China believes that it is part of the international order and largely benefits from cooperation within the international system while contributing to regional and global stability and prosperity.
China is well aware of the tragedy of historical great power rivalry and is sincere in its quest to build a new model of relations with other powers, including the US, avoiding the Thucydides Trap.
Sometimes China does not like the American way, but it is not interested in replacing the US as the regional, let alone the global hegemon. China’s way of development and conduct of diplomacy may inspire some developing countries, but China has no intention of exporting its model overseas.
China is striving for a cooperative, win-win relationship with all countries. It is confident that its foreign and security policy as well as its diplomatic initiatives such as the Belt and Road Initiative and the Asia Infrastructure Investment Bank are popular with most countries and regions. China is winning a global network of partners and friends.
China has been an Indo-Pacific country for centuries. Now as the biggest trading power in the world, Chinese interests are quintessentially Indo-Pacific. China is comfortable with the Indo-Pacific idea.
As a fundamental foreign policy, China welcomes and supports a multipolar world that means any region including, of course, the Indo-Pacific. China stands against hegemonism and power politics, a core position of the foreign policy China has held since the founding of the new China.
Fourthly, it may alienate rather than unify US allies and partners.
Few countries will blindly sign on to the US adversarial stance toward China. Though a number of countries have disputes with China, concerns over some implications of China’s rise, or even intentions to balance China’s influence, they won’t see benefits in joining hands with the US to turn China into a foe.
While Japan, Australia, South Korea, the Philippines, and Thailand – treaty-bound allies of the US – may support some aspects or programs of FOIP, they will try to balance their positions between the US and China.

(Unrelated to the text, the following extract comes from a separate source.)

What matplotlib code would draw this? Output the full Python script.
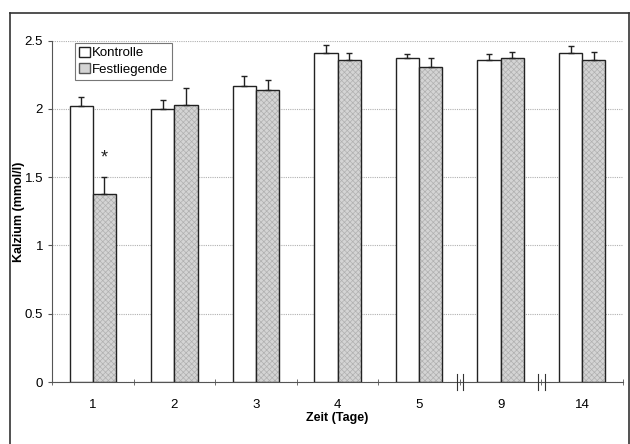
import matplotlib
matplotlib.use("Agg")
import matplotlib.pyplot as plt
import numpy as np
from matplotlib.lines import Line2D

plt.rcParams['font.family'] = ['Liberation Sans', 'DejaVu Sans']
plt.rcParams['hatch.linewidth'] = 0.5

days = ['1', '2', '3', '4', '5', '9', '14']
kontrolle = [2.02, 2.00, 2.17, 2.41, 2.37, 2.36, 2.41]
kontrolle_err = [0.07, 0.065, 0.075, 0.055, 0.035, 0.04, 0.05]
festliegende = [1.38, 2.03, 2.14, 2.36, 2.305, 2.37, 2.36]
festliegende_err = [0.12, 0.12, 0.075, 0.05, 0.07, 0.05, 0.06]
yticks = [0, 0.5, 1, 1.5, 2, 2.5]
ytick_labels = ['0', '0.5', '1', '1.5', '2', '2.5']

fig = plt.figure(figsize=(6.3, 4.44), dpi=100)
ax = fig.add_axes([52/630, 1-382/444, (623-52)/630, (382-40.7)/444])

x = np.arange(len(days))
w = 0.285
ax.bar(x - w/2, kontrolle, w, color='white', edgecolor='#222222', linewidth=1.0,
       label='Kontrolle', zorder=3)
# hatched fill (light grey hatch), then black outline on top
ax.bar(x + w/2, festliegende, w, color='#d4d4d4', edgecolor='#b0b0b0', linewidth=0,
       hatch='xxxxxx', zorder=3)
ax.bar(x + w/2, festliegende, w, fill=False, edgecolor='#222222', linewidth=1.0,
       zorder=3.5)
ax.errorbar(x - w/2, kontrolle, yerr=[np.zeros(len(x)), kontrolle_err], fmt='none',
            ecolor='#222222', elinewidth=1.0, capsize=2.5, capthick=1.0, zorder=4)
ax.errorbar(x + w/2, festliegende, yerr=[np.zeros(len(x)), festliegende_err], fmt='none',
            ecolor='#222222', elinewidth=1.0, capsize=2.5, capthick=1.0, zorder=4)

# significance marker
ax.text(x[0] + w/2, festliegende[0] + festliegende_err[0] + 0.08, '*', ha='center',
        va='bottom', fontsize=13, color='#222222')

ax.set_xlim(-0.5, len(days) - 0.5)
ax.set_ylim(0, 2.5)
ax.set_yticks(yticks)
ax.set_yticklabels(ytick_labels)
ax.set_xticks(x)
ax.set_xticklabels(days)
ax.tick_params(axis='x', length=0, labelsize=9.5, pad=12)
ax.tick_params(axis='y', length=3, direction='out', labelsize=9.5, color='#555555')
# boundary ticks
ax.set_xticks(np.arange(len(days) + 1) - 0.5, minor=True)
ax.tick_params(axis='x', which='minor', length=5, direction='inout', color='#555555')

ax.yaxis.grid(True, linestyle=(0, (1, 1)), color='#b0b0b0', linewidth=0.8, zorder=0)
ax.set_axisbelow(True)
for s in ['top', 'right']:
    ax.spines[s].set_visible(False)
ax.spines['left'].set_color('#555555')
ax.spines['bottom'].set_color('#555555')

# axis break marks
for b in [4.5, 5.5]:
    for d in [-0.04, 0.04]:
        ax.plot([b + d, b + d], [-0.06, 0.06], color='#333333', lw=0.8,
                clip_on=False, zorder=5)

ax.set_ylabel('Kalzium (mmol/l)', fontsize=9, fontweight='bold')
ax.yaxis.set_label_coords(-0.048, 0.5)
ax.set_xlabel('Zeit (Tage)', fontsize=9, fontweight='bold', labelpad=1)

import matplotlib.patches as mpatches
h_k = mpatches.Patch(facecolor='white', edgecolor='#222222', linewidth=1.0)
h_f = mpatches.Patch(facecolor='#d4d4d4', edgecolor='#555555', linewidth=1.0)
leg = ax.legend([h_k, h_f], ['Kontrolle', 'Festliegende'], loc='upper left',
                bbox_to_anchor=(23/571, 1.0 - 2/341.3), fontsize=9.5,
                frameon=True, fancybox=False, edgecolor='#555555',
                handlelength=0.8, handleheight=0.8, handletextpad=0.2,
                borderpad=0.3, labelspacing=0.3, borderaxespad=0)
leg.get_frame().set_linewidth(0.8)

# figure border
fig.add_artist(Line2D([10/630, 10/630], [0, 1-13/444], color='#333333', lw=1.2,
                      transform=fig.transFigure))
fig.add_artist(Line2D([10/630, 629/630], [1-13/444, 1-13/444], color='#333333', lw=1.2,
                      transform=fig.transFigure))
fig.add_artist(Line2D([629/630, 629/630], [0, 1-13/444], color='#333333', lw=1.2,
                      transform=fig.transFigure))

fig.savefig('out.png', dpi=100)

ASEAN appears to be concerned over possible negative consequences of FOIP as well as of the Quad on its centrality in regional cooperation. Though Mattis tried to state US support for the principle of the centrality of ASEAN, the latter has been cautious about the concepts.
India, a candidate anchor in US FOIP calculation, will most likely disappoint the US. True as it is that some in the US have imagined since the mid-1990s an India aligning with the US to counter China, India appears to be mindful of the US scheme of pitting India against China – a colonial, British “divide and rule” game.
In his keynote speech at the Shangri-La Dialogue, Indian Prime Minister Modi did not take the wholesale US FOIP. Instead, striking a cooperative tone, he stressed a vision for an inclusive Indo-Pacific that "includes all nations in this geography" and is not an exclusive club directed against any country. He even avoided mention of the Quad in his speech.
Fifthly, it misses the underlying, enduring logic of China-US relations.
The shared interests of China and the US far outweigh their differences. A stable, positive and constructive relationship benefits all. It will be futile to resist the increasing interdependence of the two nations as well as the world.
It is dangerous and irresponsible to push the two countries on to a confrontational course. If American people learn the risks of the FOIP peddling a self-destructive notion to contain China, most of them would not support it.
Compared with the virtually teeth-gnashing reaction of the FOIP authors and underwriters toward China’s rise, the Chinese government’s response to FOIP remains calm and firm. One day China may work out its own version of an Indo-Pacific strategy, but it will be an open, inclusive, cooperative strategy.
At the same time, China keeps a close watch as FOIP plays out.
The Trump administration should dump its newfound bumper sticker of FOIP with an underlying cold-war mentality and switch to a new thinking with a positive, reassuring message for the region and the world.